2.4. Gelet op artikel 8.19, tweede lid, is mogelijke strijd met het bestemmingsplan geen grond om een melding te weigeren. Evenmin kan de melding worden geweigerd enkel op grond van de omstandigheid dat de longeerhal groter is dan in de eerder vergunde situatie en op een andere locatie binnen de inrichting wordt gerealiseerd. Eerst indien niet wordt voldaan aan de voorwaarden van artikel 8.19, tweede lid, moet de melding worden geweigerd. In zoverre slaagt het beroep van appellant niet.
2.5. Bij besluit van 13 juni 1995 hebben verweerders ten behoeve van de inrichting een vergunning als bedoeld in artikel 8.4, eerste lid, van de Wet milieubeheer verleend voor het fokken en mesten van rundvee, het telen van landbouwproducten en het verzorgen van paarden van derden. Op grond van deze vergunning mochten 31 paarden, 8 koeien en 6 vleesstieren worden gehouden. Blijkens een in 1998 gedane melding krachtens artikel 8.19, tweede lid, (oud) van de Wet milieubeheer is de veestapel gewijzigd, in die zin dat uitsluitend 37 paarden worden gehouden. Deze melding voldoet naar het oordeel van de Afdeling aan het gestelde in artikel 8.19, tweede lid, zoals dat destijds gold, namelijk dat het een verandering van de inrichting betreft ten aanzien waarvan redelijkerwijs moet worden aangenomen dat zij geen gevolgen heeft voor de aard en omvang, dan wel uitsluitend gunstige gevolgen voor de omvang van de nadelige gevolgen voor het milieu, die de inrichting veroorzaakt. Bij de thans bestreden melding wordt het veebestand niet gewijzigd. Verder is gebleken is dat de longeerhal op grotere afstand komt te liggen van te beschermen objecten dan in de oorspronkelijk vergunde situatie.
Gelet op het vorenstaande alsmede op de aard van de activiteiten die in de hal worden verricht, bestaat in hetgeen appellant heeft aangevoerd geen grond voor het oordeel, dat sprake is van grotere of andere gevolgen voor het milieu dan die welke op grond van de eerder verleende vergunningen waren toegestaan.
2.6. Het beroep is ongegrond.
2.7. Voor een proceskostenveroordeling bestaat geen aanleiding.

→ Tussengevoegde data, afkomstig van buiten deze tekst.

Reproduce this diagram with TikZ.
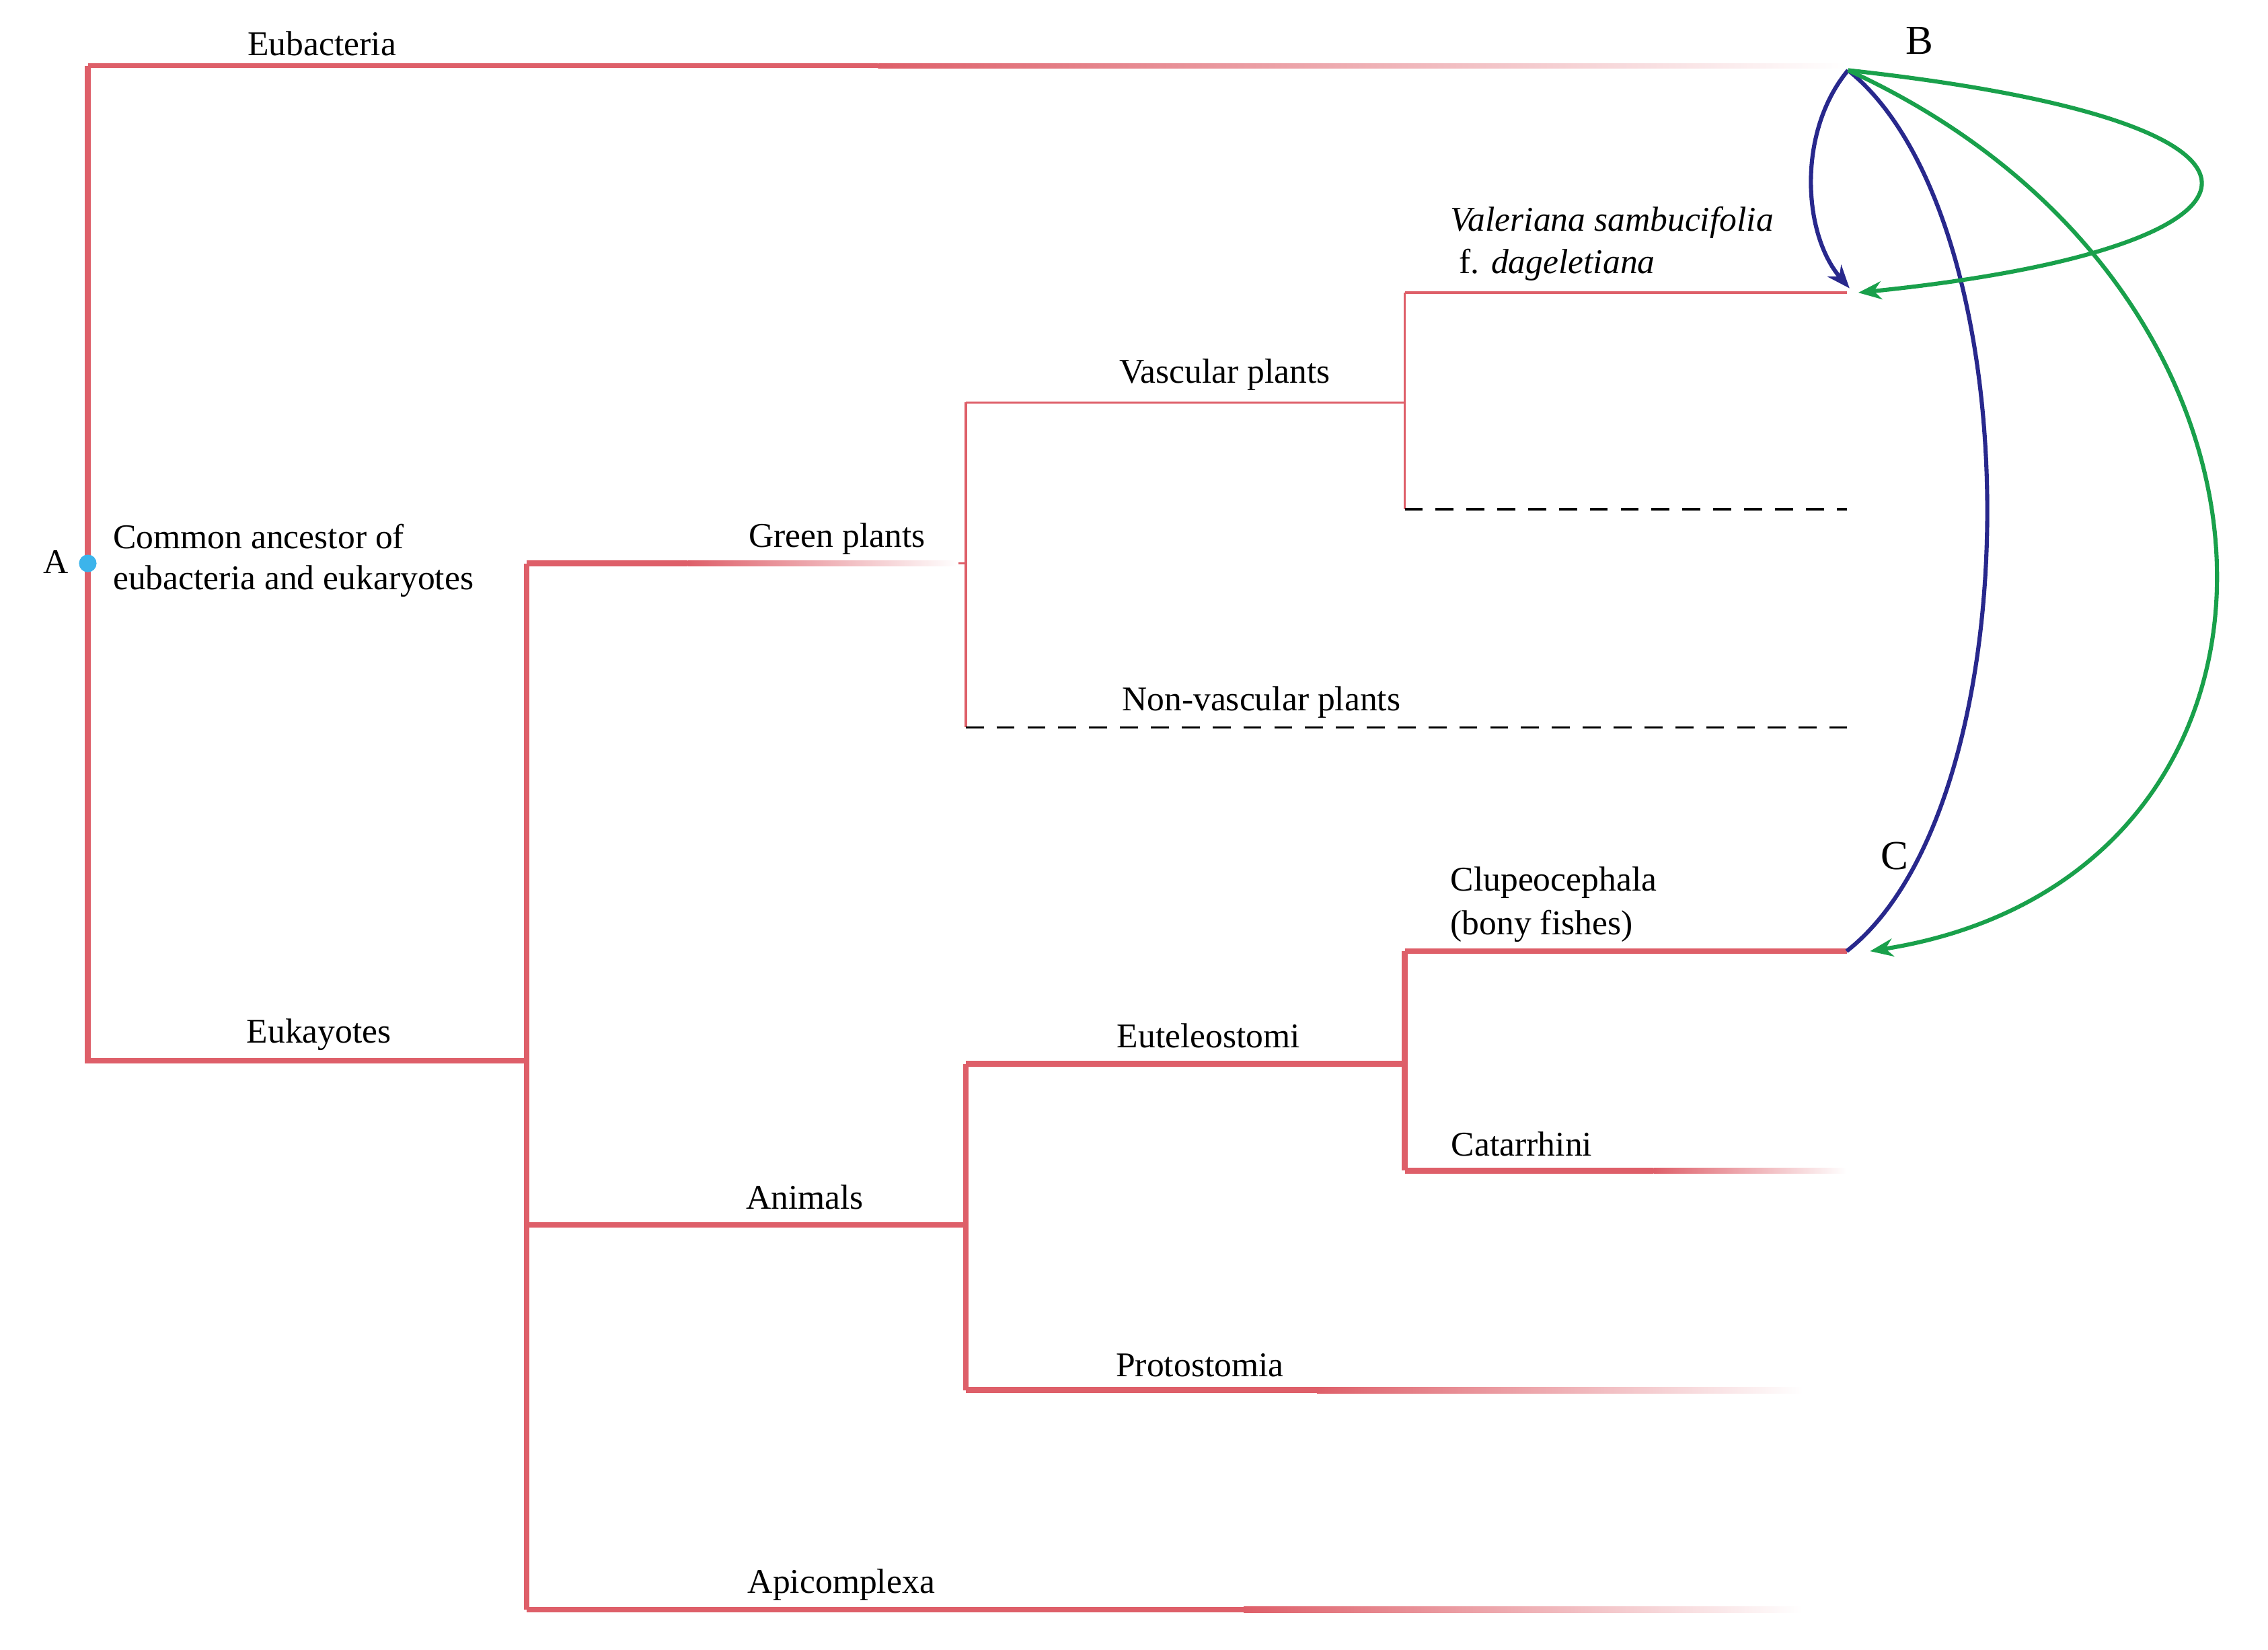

De Afdeling bestuursrechtspraak van de Raad van State
Recht doende in naam der Koningin:
verklaart het beroep ongegrond.
Aldus vastgesteld door mr. H. Beekhuis, Voorzitter, en mr. Th.G. Drupsteen en mr. M. Oosting, Leden, in tegenwoordigheid van mr. F.B. van der Maesen de Sombreff, ambtenaar van Staat.